Well, the concert got rescheduled, but grandma and grandpa said you could still stay over. Your dad convinced me that it would be good for us, so guess what little Maevey? You had your very first sleepover at grandma and grandpa's in Raleigh last night! Can you believe it!? I can't!
Of course, I obsessed about you being away the whole time you were away. I cried around midnight because I missed you so much. And I was terrified that you would feel abandoned or that you would wake up in the night desperate for me. And, of course, none of that happened. You were perfect, according to grandma and grandpa. They sent me photos of every stage of your bedtime (you had a bottle and basically just went to sleep on your own in a crib next to grandma and grandpa's bed). And in the morning, grandma sent me this photo of you...
That's how she found you this morning. My sweet happy babe. I am so proud of you. And so thankful for parents who love my daughter, their granddaughter, as much as anyone could possibly love another. And for grandmothers who make you feel happy and safe.

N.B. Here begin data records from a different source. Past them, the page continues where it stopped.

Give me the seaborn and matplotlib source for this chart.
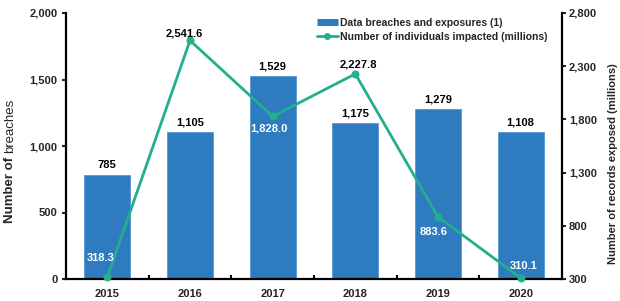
import numpy as np
import pandas as pd
import matplotlib
matplotlib.use('Agg')
import matplotlib.pyplot as plt
import seaborn as sns
from matplotlib.lines import Line2D

# ---- data ----
years = ['2015', '2016', '2017', '2018', '2019', '2020']
breaches = [785, 1105, 1529, 1175, 1279, 1108]
records = [318.3, 2541.6, 1828.0, 2227.8, 883.6, 310.1]
left_ticks = [0, 500, 1000, 1500, 2000]
right_ticks = [300, 800, 1300, 1800, 2300, 2800]
bar_name = 'Data breaches and exposures (1)'
line_name = 'Number of individuals impacted (millions)'
left_label = ('Number of', 'breaches')
right_label = 'Number of records exposed (millions)'

# ---- style ----
sns.set_style('ticks')
plt.rcParams['font.family'] = ['Liberation Sans', 'DejaVu Sans']
plt.rcParams['font.weight'] = 'bold'
BLUE = '#2E7BBF'
TEAL = '#22AF8E'
W, H = 620, 301

fig = plt.figure(figsize=(W / 100, H / 100), dpi=100)
ax = fig.add_axes([66 / W, (H - 279) / H, (562 - 66) / W, (279 - 13) / H])

df = pd.DataFrame({'year': years, 'breaches': breaches, 'records': records})
sns.barplot(data=df, x='year', y='breaches', ax=ax, color=BLUE, width=0.56,
            saturation=1, edgecolor='#5597d3', linewidth=0.6)

ax2 = ax.twinx()
sns.lineplot(x=np.arange(len(years)), y=df['records'].values, ax=ax2, color=TEAL,
             lw=2, marker='o', markersize=5, markeredgecolor=TEAL, clip_on=False)

ax.set_xlim(-0.5, len(years) - 0.5)
ax.set_ylim(0, 2000)
ax2.set_ylim(300, 2800)
ax.set_yticks(left_ticks)
ax.set_yticklabels([f'{t:,}' for t in left_ticks])
ax2.set_yticks(right_ticks)
ax2.set_yticklabels([f'{t:,}' for t in right_ticks])
ax.set_xticks(range(len(years)))
ax.set_xticklabels(years)
ax.set_xticks(np.arange(0.5, len(years) - 1, 1), minor=True)
ax.set_xlabel('')
ax.set_ylabel('')
ax2.set_ylabel('')

ax.tick_params(axis='x', which='major', length=0, pad=7, labelsize=8)
ax.tick_params(axis='x', which='minor', direction='in', length=3, width=1.5, color='black')
ax.tick_params(axis='y', direction='out', length=3, width=1.5, pad=3, labelsize=8)
ax2.tick_params(axis='y', direction='out', length=3, width=1.5, pad=2, labelsize=8)
for lab in ax.get_xticklabels() + ax.get_yticklabels() + ax2.get_yticklabels():
    lab.set_fontweight('bold')

for s in ['top', 'right']:
    ax.spines[s].set_visible(False)
for s in ['top', 'left', 'bottom']:
    ax2.spines[s].set_visible(False)
for s in ['left', 'bottom']:
    ax.spines[s].set_linewidth(1.6)
    ax.spines[s].set_color('black')
ax2.spines['right'].set_linewidth(1.6)
ax2.spines['right'].set_color('black')

# bar value labels
ax.bar_label(ax.containers[0], labels=[f'{v:,}' for v in breaches], padding=3,
             fontsize=8, fontweight='bold', color='black')

# line value labels (offsets in points, colours)
offsets = [(-5, 14), (-4, 5), (-3, -9), (2, 6.5), (-3.5, -11), (2, 8.5)]
colors = ['white', 'black', 'white', 'black', 'white', 'white']
for i, v in enumerate(records):
    ax2.annotate(f'{v:,.1f}', xy=(i, v), xytext=offsets[i], textcoords='offset points',
                 ha='center', va='center', color=colors[i], fontsize=8,
                 fontweight='bold', zorder=6)

# legend
handles = [Line2D([], [], color=BLUE, lw=5, solid_capstyle='butt'),
           Line2D([], [], color=TEAL, lw=2, marker='o', markersize=4)]
fig.legend(handles, [bar_name, line_name], loc='upper left',
           bbox_to_anchor=(317 / W, (H - 18) / H), frameon=False,
           handlelength=2.0, handletextpad=0.2, labelspacing=0.35,
           borderpad=0, borderaxespad=0, prop={'weight': 'bold', 'size': 7.5})

# axis titles
t1 = fig.text(16 / W, (H - 223) / H, left_label[0], rotation=90, ha='right',
              va='bottom', fontsize=9.5, fontweight='bold')
ax.annotate(left_label[1], xy=(1, 1), xycoords=t1, xytext=(0, 2.5),
            textcoords='offset points', rotation=90, ha='right', va='bottom',
            fontsize=9.5, fontweight='normal', annotation_clip=False)
fig.text(613 / W, (H - 163.5) / H, right_label, rotation=90, ha='center',
         va='center', fontsize=8, fontweight='bold')

fig.savefig('out.png', dpi=100)
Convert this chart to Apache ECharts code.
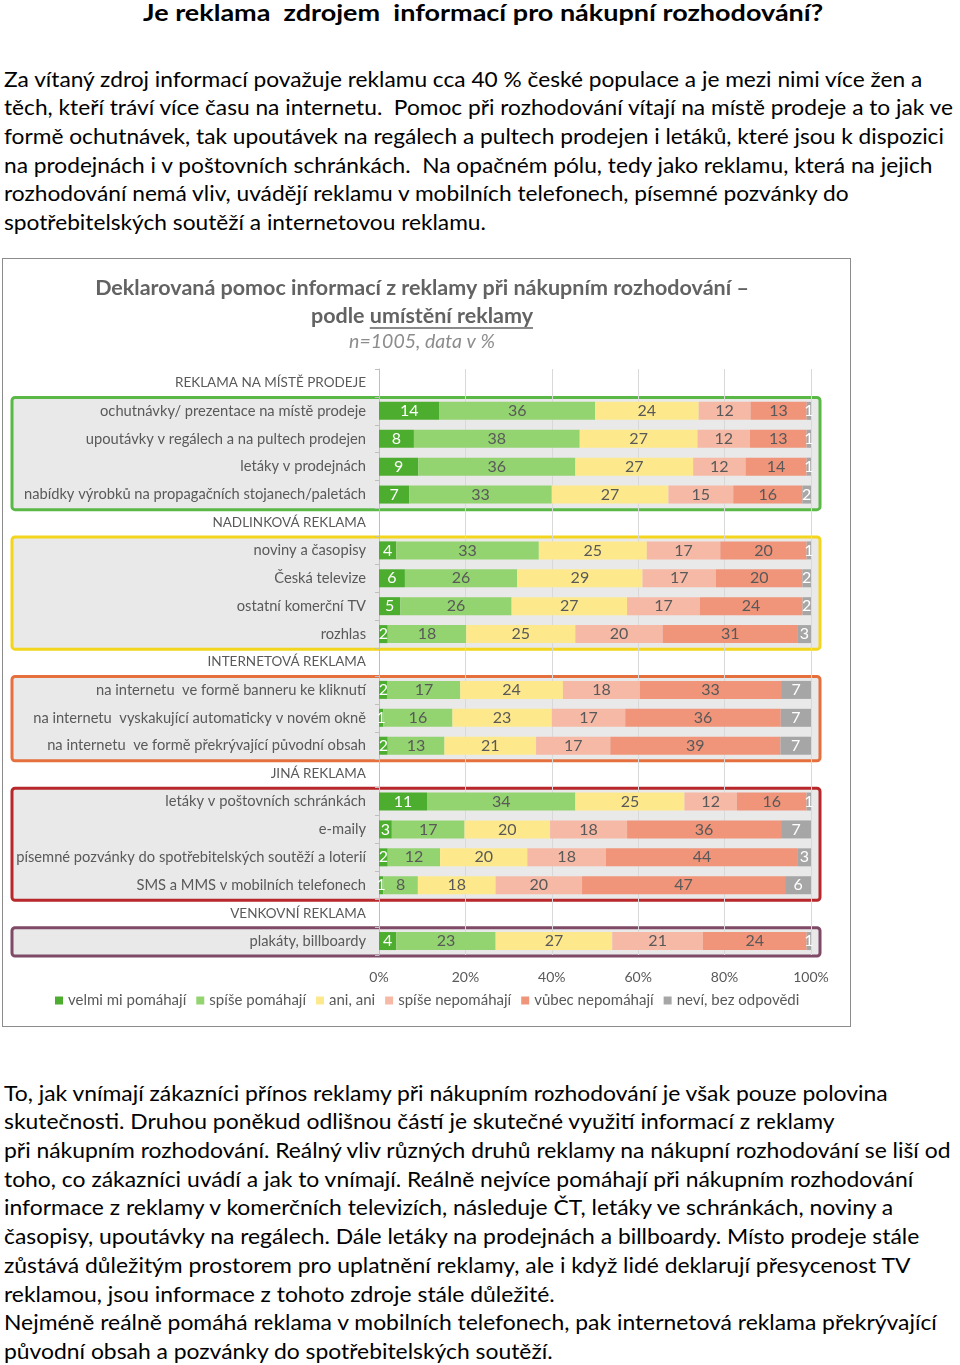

When grandma was feeding you breakfast this morning, you said another first, that you must have saved just for her.
You said, "love you."
How happy and loved and safe you must have felt to tell her those precious words.
When I picked you up today grandma said, as we put you in your carseat, that she was going to miss you so much. And I know what she means, because you are the best sidekick/partner/friend/confidant/buddy. I am so so so lucky to spend my days with you. I would not trade that for anything. I love you!